Task directions => Leave the pictures out and quote every line from the start of the listing to the line with "6.37, 6.92, 6.88];", inclusive.
□ □ □ □
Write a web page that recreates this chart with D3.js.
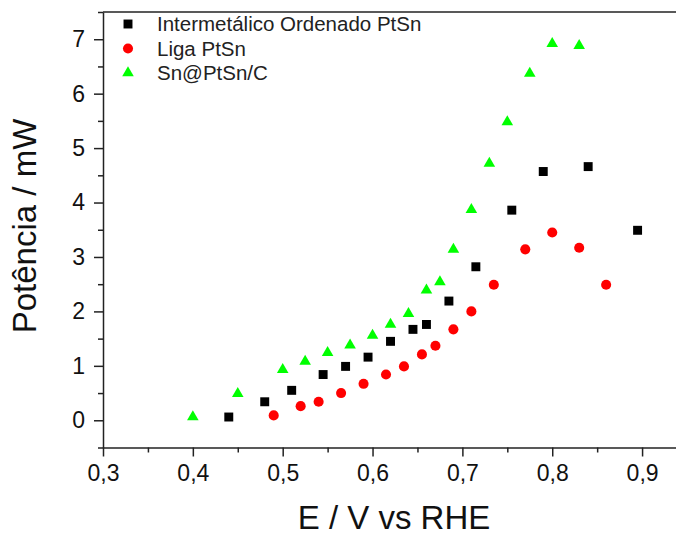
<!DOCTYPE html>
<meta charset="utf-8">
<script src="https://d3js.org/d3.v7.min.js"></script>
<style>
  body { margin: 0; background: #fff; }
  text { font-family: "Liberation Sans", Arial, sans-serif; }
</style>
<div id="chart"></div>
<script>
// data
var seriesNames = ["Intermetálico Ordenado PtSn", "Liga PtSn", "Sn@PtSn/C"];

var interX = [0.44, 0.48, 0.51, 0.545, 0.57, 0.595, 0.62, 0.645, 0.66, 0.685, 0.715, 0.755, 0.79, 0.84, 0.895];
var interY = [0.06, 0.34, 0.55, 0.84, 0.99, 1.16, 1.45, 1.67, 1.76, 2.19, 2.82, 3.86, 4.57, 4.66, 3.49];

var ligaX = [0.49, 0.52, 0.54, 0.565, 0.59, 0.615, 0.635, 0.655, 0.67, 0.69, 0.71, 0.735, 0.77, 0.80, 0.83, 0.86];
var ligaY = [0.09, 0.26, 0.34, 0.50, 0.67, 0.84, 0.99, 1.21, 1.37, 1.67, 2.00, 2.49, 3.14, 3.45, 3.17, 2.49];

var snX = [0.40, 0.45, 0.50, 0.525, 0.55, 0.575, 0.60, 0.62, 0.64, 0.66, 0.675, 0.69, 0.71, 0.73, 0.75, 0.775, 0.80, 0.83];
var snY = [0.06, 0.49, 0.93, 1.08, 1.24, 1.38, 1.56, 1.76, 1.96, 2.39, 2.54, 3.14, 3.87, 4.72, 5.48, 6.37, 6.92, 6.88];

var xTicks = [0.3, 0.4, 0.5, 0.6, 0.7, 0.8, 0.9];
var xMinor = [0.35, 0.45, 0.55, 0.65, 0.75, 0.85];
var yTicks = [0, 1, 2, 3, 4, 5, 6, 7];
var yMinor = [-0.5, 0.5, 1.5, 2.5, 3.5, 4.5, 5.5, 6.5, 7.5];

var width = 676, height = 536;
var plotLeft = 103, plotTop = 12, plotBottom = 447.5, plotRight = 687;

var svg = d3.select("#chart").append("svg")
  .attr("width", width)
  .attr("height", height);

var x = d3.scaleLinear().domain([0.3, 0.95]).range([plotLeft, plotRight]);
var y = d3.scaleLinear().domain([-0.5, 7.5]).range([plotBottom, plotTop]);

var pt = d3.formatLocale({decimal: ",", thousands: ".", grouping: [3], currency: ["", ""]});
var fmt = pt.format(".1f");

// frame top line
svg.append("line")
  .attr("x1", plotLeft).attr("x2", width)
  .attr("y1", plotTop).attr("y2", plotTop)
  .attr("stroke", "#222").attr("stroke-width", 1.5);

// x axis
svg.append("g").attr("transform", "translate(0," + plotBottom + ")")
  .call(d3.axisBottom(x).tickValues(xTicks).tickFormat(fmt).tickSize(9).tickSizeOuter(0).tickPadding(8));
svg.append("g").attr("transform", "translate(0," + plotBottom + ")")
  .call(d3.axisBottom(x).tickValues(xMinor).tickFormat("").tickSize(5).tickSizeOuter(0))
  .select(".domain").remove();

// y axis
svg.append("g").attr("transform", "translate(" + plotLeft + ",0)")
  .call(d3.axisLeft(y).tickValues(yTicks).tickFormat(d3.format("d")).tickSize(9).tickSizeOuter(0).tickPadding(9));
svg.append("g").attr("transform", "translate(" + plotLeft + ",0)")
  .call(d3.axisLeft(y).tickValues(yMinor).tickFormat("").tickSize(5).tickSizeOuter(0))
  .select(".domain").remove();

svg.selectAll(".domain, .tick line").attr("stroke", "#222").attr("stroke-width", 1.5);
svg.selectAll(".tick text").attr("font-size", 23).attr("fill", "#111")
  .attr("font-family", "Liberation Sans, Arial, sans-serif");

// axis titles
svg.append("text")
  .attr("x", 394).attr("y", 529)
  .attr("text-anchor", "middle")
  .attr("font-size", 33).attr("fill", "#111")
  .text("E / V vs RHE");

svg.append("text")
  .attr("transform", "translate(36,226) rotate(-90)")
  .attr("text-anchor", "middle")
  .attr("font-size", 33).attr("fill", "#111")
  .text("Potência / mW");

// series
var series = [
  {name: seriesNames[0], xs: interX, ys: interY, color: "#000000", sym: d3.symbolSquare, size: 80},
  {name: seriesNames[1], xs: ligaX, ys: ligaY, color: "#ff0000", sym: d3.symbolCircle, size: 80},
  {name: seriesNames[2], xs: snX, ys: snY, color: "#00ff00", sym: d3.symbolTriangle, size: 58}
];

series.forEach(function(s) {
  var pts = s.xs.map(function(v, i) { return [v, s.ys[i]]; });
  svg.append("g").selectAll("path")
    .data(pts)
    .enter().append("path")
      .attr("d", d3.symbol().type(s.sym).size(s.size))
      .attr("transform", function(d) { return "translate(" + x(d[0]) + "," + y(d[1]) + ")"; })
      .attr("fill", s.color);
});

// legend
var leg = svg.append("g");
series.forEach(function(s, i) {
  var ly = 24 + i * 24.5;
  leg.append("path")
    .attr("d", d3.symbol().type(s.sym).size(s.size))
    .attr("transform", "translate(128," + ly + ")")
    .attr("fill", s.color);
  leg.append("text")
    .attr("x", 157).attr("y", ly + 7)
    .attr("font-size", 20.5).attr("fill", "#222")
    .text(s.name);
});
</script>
□ □ □ □
The response =>
Write a web page that recreates this chart with D3.js.
<!DOCTYPE html>
<meta charset="utf-8">
<script src="https://d3js.org/d3.v7.min.js"></script>
<style>
  body { margin: 0; background: #fff; }
  text { font-family: "Liberation Sans", Arial, sans-serif; }
</style>
<div id="chart"></div>
<script>
// data
var seriesNames = ["Intermetálico Ordenado PtSn", "Liga PtSn", "Sn@PtSn/C"];

var interX = [0.44, 0.48, 0.51, 0.545, 0.57, 0.595, 0.62, 0.645, 0.66, 0.685, 0.715, 0.755, 0.79, 0.84, 0.895];
var interY = [0.06, 0.34, 0.55, 0.84, 0.99, 1.16, 1.45, 1.67, 1.76, 2.19, 2.82, 3.86, 4.57, 4.66, 3.49];

var ligaX = [0.49, 0.52, 0.54, 0.565, 0.59, 0.615, 0.635, 0.655, 0.67, 0.69, 0.71, 0.735, 0.77, 0.80, 0.83, 0.86];
var ligaY = [0.09, 0.26, 0.34, 0.50, 0.67, 0.84, 0.99, 1.21, 1.37, 1.67, 2.00, 2.49, 3.14, 3.45, 3.17, 2.49];

var snX = [0.40, 0.45, 0.50, 0.525, 0.55, 0.575, 0.60, 0.62, 0.64, 0.66, 0.675, 0.69, 0.71, 0.73, 0.75, 0.775, 0.80, 0.83];
var snY = [0.06, 0.49, 0.93, 1.08, 1.24, 1.38, 1.56, 1.76, 1.96, 2.39, 2.54, 3.14, 3.87, 4.72, 5.48, 6.37, 6.92, 6.88];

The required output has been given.